No fundo, essa é uma atitude muito inumana da parte de um autor perante seus personagens. Portanto, investindo toda minha boa vontade (como se eu tivesse enfim resolvido dizer a meu personagem: “Você compreendeu bem, você fará isso ou aquilo”), me perguntei: “O que vou lhe dizer?”. E depois de pensar sobre isso durante muito tempo, percebi que não saberei o que lhe sugerir, porque não sei o que dizer a mim mesmo. Assim sendo, aos meus personagens, que são sempre tão infelizes, a única coisa que poderei oferecer será minha solidariedade: e assim poderei, por exemplo, dizer a um deles: “Escuta, não posso te explicar o que não sei, mas, em todo caso, te amo o suficiente e te ofereço uma serenata”. E assim, para Noites de Cabiria, pensei: quero fazer um filme que conte as aventuras de uma infeliz que, a despeito de tudo, espera confusamente, ingenuamente, por melhores relações entre os homens, simplesmente melhores relações; e ao fim do filme quero lhe dizer: “Escuta, fiz você passar por todo tipo de desgraça, mas você me é tão simpática que quero compor-lhe uma pequena serenata”. E depois, sobre essa idéia talvez um pouco ingênua, imaginei uma cena. Tratava-se de uma mulher, de uma personagem infeliz que, ao fim de uma aventura ainda mais terrível que as outras, deveria perder de maneira absoluta e definitiva sua confiança na humanidade que a rodeava. E então me perguntei: por que essa personagem, num dado momento, não pode se convencer de que há alguém que lhe diz gentilmente e com simpatia: “Você tem razão”? E assim essa personagem se tornou Cabiria, e suas aventuras se tornaram aquelas de uma prostituta que vive como um pequeno camundongo num meio aterrorizante, continuamente esmagada pela realidade, mas que atravessa a vida com inocência e aquela misteriosa confiança. Ao fim do filme eu a faço encontrar um grupo exuberante de pessoas bem jovens, de uma humanidade ao limiar da vida, que gentilmente, debochando um pouco mas com candura, exprime-lhe sua gratidão cantando uma canção. Foi dessa idéia que, finalmente, nasceu todo o filme.

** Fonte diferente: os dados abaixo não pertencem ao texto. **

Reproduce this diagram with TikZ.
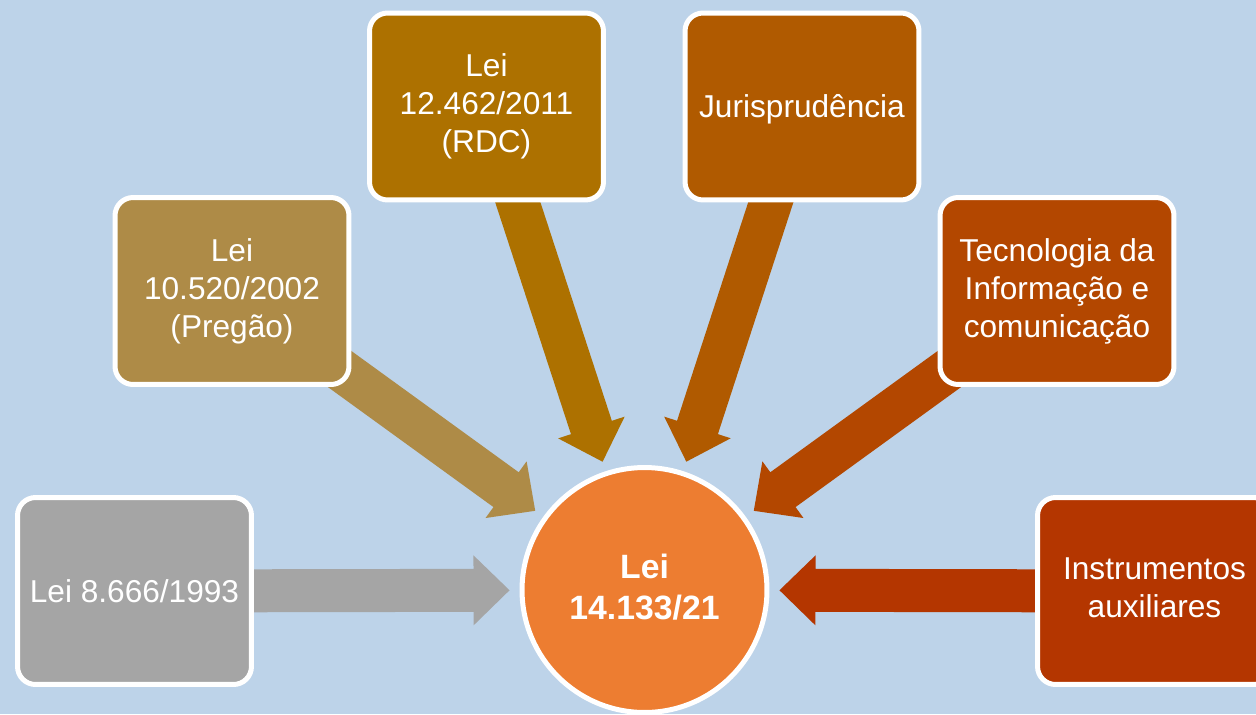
\documentclass[tikz,border=0pt]{standalone}
\usepackage{fontspec}
\setmainfont{Liberation Sans}
\usetikzlibrary{calc}
\pgfdeclarelayer{back}
\pgfsetlayers{back,main}
\definecolor{sky}{HTML}{BDD3E9}
\definecolor{c0}{HTML}{A5A5A5}
\definecolor{c1}{HTML}{AE8B47}
\definecolor{c2}{HTML}{AD7100}
\definecolor{c3}{HTML}{B05A00}
\definecolor{c4}{HTML}{B34700}
\definecolor{c5}{HTML}{B43600}
\definecolor{hubfill}{HTML}{ED7D31}
% block arrow: colour, from, to
\newcommand{\feedarrow}[3]{%
  \coordinate (tip) at ($(#3)!2.7cm!(#2)$);
  \coordinate (neck) at ($(#3)!3.42cm!(#2)$);
  \fill[#1] ($(#2)!0.43cm!90:(#3)$) -- ($(neck)!0.43cm!90:(#3)$)
    -- ($(neck)!0.7cm!90:(#3)$) -- (tip) -- ($(neck)!0.7cm!-90:(#3)$)
    -- ($(neck)!0.43cm!-90:(#3)$) -- ($(#2)!0.43cm!-90:(#3)$) -- cycle;}
\begin{document}
\begin{tikzpicture}[x=0.02cm, y=-0.02cm,
    lines/.style={execute at begin node=\rule{0pt}{0.93em},
      execute at end node=\rule[-0.19em]{0pt}{0.19em}},
    box/.style={lines, draw=white, line width=0.1cm, rounded corners=0.36cm,
      minimum width=4.68cm, minimum height=3.74cm, inner sep=2pt,
      text=white, align=center, font=\fontsize{18}{21.6}\selectfont},
    hub/.style={lines, circle, draw=white, fill=hubfill, line width=0.1cm,
      minimum size=4.9cm, inner sep=0pt, text=white, align=center,
      font=\fontsize{19.2}{23.2}\selectfont\bfseries}]
      \useasboundingbox (0,0) rectangle (1256,714);
      \draw
        (134.5,591) node[box, fill=c0] (0) {Lei 8.666/1993}
        (232,291) node[box, fill=c1] (1) {Lei\\10.520/2002\\(Pregão)}
        (486.5,106.5) node[box, fill=c2] (2) {Lei\\12.462/2011\\(RDC)}
        (802,106.5) node[box, fill=c3] (3) {Jurisprudência}
        (1057,291) node[box, fill=c4] (4) {Tecnologia da\\Informação e\\comunicação}
        (1154.5,591) node[box, fill=c5] (5) {Instrumentos\\auxiliares}
        (644.5,590) node[hub] (lei) {Lei\\14.133/21};
      \begin{pgfonlayer}{back}
        \fill[sky] (0,0) rectangle (1256,714);
        \feedarrow{c0}{0}{lei}
        \feedarrow{c1}{1}{lei}
        \feedarrow{c2}{2}{lei}
        \feedarrow{c3}{3}{lei}
        \feedarrow{c4}{4}{lei}
        \feedarrow{c5}{5}{lei}
      \end{pgfonlayer}
    \end{tikzpicture}
\end{document}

No que concerne minha colaboração com Giulietta, posso dizer que Giulietta não é somente a intérprete de meus filmes, mas que ela é também a sua inspiradora; não entendo por isso que a ajuda que ela me traz seja semelhante àquela de Pinelli, de Flaiani, de Rondi, quero dizer inspiradora num sentido bem mais profundo, à maneira de uma musa. Isso equivale a dizer que a vida com Giulietta – o que penso disso, a idéia que faço dela, do que pode ser sua humanidade, do que pode ser seu sentido na minha vida – me inspirou A Estrada da Vida e Noites de Cabiria.

Federico Fellini
(Publicado em Cahiers du Cinéma nº 84, Junho/1958; traduzido do francês por Luiz Carlos Oliveira Jr.)